■ Data provided ■
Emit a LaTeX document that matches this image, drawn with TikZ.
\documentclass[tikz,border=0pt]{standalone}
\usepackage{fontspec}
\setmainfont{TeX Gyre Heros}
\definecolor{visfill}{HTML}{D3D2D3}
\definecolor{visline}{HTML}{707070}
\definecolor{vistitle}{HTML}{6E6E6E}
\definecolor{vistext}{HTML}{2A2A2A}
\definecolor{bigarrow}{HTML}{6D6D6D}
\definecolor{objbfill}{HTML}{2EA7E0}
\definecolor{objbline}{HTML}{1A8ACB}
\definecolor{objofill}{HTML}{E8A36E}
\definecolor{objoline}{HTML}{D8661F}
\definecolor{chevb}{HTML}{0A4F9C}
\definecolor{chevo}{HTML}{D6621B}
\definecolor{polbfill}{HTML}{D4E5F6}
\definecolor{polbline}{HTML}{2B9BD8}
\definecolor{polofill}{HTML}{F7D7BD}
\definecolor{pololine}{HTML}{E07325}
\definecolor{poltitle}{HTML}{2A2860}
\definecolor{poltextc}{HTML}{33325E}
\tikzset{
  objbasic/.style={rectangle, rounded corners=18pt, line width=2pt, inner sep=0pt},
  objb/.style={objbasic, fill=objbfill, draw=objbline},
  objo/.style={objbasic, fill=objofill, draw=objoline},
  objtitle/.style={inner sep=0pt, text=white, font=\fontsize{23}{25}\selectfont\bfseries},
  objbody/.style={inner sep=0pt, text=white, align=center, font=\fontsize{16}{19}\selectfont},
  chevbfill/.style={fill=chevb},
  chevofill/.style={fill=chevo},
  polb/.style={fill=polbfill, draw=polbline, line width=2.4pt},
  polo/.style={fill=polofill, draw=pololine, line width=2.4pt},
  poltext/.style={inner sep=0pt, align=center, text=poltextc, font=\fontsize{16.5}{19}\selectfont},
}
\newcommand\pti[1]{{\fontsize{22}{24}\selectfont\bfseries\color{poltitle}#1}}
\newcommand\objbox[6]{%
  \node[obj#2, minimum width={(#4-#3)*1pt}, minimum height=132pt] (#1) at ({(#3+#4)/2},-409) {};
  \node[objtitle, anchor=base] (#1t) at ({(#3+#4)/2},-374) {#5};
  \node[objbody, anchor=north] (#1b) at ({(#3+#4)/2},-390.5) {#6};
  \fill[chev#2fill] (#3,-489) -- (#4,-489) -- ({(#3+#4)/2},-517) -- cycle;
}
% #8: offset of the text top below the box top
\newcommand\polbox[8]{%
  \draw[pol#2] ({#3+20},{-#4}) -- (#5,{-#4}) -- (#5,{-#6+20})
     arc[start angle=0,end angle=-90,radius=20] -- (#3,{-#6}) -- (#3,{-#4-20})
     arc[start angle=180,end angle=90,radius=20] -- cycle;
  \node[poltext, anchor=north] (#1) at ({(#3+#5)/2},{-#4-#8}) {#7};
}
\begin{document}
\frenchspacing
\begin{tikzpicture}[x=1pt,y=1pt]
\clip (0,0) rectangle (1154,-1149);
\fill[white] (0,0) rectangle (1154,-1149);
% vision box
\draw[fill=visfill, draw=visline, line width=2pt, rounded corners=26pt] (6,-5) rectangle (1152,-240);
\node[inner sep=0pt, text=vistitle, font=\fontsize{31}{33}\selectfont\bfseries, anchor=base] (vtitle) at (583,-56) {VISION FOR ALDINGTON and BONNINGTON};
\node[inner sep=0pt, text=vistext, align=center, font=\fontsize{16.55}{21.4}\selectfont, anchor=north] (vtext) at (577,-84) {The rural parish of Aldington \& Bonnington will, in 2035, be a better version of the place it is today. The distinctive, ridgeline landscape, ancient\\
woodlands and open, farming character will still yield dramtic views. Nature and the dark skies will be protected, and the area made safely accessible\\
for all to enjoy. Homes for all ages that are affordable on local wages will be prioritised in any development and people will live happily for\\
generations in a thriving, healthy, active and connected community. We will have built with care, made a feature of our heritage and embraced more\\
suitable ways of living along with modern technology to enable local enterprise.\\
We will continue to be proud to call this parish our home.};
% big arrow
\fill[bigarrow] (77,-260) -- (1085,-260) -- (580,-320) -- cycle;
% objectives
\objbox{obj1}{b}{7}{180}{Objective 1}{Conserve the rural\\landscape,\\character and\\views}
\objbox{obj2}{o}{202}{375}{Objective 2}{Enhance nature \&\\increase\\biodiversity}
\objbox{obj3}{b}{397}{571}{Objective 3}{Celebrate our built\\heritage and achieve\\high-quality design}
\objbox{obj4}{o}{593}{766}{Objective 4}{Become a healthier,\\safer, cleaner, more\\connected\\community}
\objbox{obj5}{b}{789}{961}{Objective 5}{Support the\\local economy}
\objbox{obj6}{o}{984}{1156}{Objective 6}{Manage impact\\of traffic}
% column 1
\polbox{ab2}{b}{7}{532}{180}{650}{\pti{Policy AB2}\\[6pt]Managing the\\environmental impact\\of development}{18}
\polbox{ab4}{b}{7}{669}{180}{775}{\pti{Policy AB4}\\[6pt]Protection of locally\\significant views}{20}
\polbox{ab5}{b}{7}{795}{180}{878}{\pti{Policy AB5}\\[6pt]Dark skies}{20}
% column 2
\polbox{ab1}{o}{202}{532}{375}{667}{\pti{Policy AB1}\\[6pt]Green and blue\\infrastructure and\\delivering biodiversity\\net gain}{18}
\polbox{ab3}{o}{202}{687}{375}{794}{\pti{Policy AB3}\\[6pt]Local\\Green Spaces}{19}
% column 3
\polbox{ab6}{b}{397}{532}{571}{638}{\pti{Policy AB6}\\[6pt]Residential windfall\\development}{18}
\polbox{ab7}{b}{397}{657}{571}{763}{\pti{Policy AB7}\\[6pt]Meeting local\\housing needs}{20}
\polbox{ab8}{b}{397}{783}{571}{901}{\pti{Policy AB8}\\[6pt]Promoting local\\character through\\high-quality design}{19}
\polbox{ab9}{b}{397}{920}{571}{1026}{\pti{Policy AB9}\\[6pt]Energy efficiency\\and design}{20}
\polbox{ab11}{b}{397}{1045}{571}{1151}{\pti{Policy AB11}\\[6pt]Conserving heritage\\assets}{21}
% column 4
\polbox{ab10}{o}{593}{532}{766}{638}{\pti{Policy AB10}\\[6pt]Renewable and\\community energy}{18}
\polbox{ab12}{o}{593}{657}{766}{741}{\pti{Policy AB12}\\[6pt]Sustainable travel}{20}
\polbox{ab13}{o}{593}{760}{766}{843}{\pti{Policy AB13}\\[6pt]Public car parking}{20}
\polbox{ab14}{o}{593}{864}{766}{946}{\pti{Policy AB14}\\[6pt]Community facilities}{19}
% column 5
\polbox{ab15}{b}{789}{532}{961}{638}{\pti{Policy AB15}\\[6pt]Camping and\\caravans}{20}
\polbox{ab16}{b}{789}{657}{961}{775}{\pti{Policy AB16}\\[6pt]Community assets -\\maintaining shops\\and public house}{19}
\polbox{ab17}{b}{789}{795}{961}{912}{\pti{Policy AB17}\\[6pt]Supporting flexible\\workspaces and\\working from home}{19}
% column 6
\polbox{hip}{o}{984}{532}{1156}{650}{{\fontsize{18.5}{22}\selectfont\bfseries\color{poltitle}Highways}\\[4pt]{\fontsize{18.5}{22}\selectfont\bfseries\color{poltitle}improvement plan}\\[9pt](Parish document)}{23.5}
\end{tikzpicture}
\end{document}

■ Work required ■
Read through the data and copy every line where "with" shows up.

■ Final answer ■
Emit a LaTeX document that matches this image, drawn with TikZ.
generations in a thriving, healthy, active and connected community. We will have built with care, made a feature of our heritage and embraced more\\
suitable ways of living along with modern technology to enable local enterprise.\\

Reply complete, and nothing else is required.